In the United States, a movement is currently starting to grow, and it is called "integrative medicine". This is a medicine focused on healing the different com- ponents of human beings (physical, emotional, psychological and energetic). It focuses on individuals as a whole, including all aspects of their lives. Several therapeutic approaches are offered in the same health center, including modern medicine, acupuncture, osteopathy, chiropractic, massage therapy, naturopathy and psychology.

Integrative medicine aims at treating not only physical symptoms, but also the emotional and energetic components of body disorders. To this end, physicians and therapists need to demonstrate an openness towards approaches other than their own, in order to provide patients with a better understanding of their symptoms and facilitate their resolution.

In Quebec, a real implementation of integrative medicine would require a reduction in the gap between each profession to offer the best services possible. This means the current medical ego would benefit from deflating and losing some of its rigidity in order to integrate other approaches, inculding acupuncture, which can be just as efficient in treating several pathologies and which addresses symptoms with a global focus.

In the United States, in some cities, integrative medicine is also starting to grow in hospitals. Acupuncture and other approaches are very active elements in the care of patients, just like modern medicine.

In France, the Assistance publique de Paris (committees of the Paris public hospitals) decided to introduce approximately 20 complementary approaches in its hospitals, including one third in Traditional Chinese Medicine.

"It is truly a great openess towards a medicine that is completely different, totally empirical, but which has proved itself. The goal is not to replace our treatments wiht other treatments, but to complement them1."

                                                         Dr. Catherine Viens-Biker

Quebec is seriously lagging behind in this regard, since at this point, our hospitals offer mainly medical services, except for physiotherapy, occupational therapy, inhalation therapy, psychology and social work services2.

It would be advisable that measures be taken, by the government as well as by medical authorities, to offer integrated care services in hospitals. This is an important key which would help offer optimal care to the population and perhaps promote a certain relief in the congestion of emergency rooms.

By going deeper into the treatment of physical symptoms, integrative medicine reduces the risk of recurrence of these symptoms, and thus promotes better pre- vention of illness. Currently, if emergency rooms are congested, it is because too many people waited for their physical symptoms to worsen before consulting with a physician.
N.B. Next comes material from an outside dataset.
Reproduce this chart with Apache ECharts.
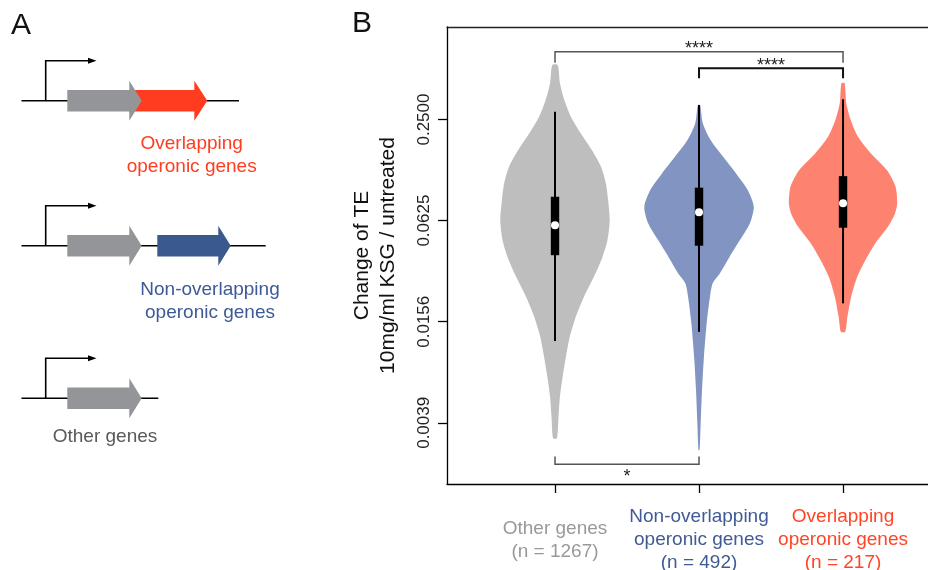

But if these people had better knowledge of the emotional et energetic components of illness, which acupuncture can teach, it could reduce over-crowding.

In othe words, the implementation of integrative medicine in clinics and hospitals would promote an in-depth treatment of physical symptoms and better education of people so that they are more autonomous towards their own health. The Quebec healthcare system would benefit going in this direction, for the well-being of the community as well as to reduce its operating costs.

Martin Moisan, M.D. 
Kanesatake Health Center
12 Joseph Swan
Kanesatake (Québec)
J0N 1E0

1. According to the French video La médecine chinoise dans les hôpitaux ("Chinese Medicine in Hospitals")

2. The only exceptions known by the author are the LaSalle Hospital, where acupuncture is used in obstetrics, and Maisonneuve-Rosemont Hospital, where Dr. Christian Boukaram has implemented an integrative approach in oncology. A similar approach also exists at the Jewish General Hospital in Montreal, in the Oncology Department.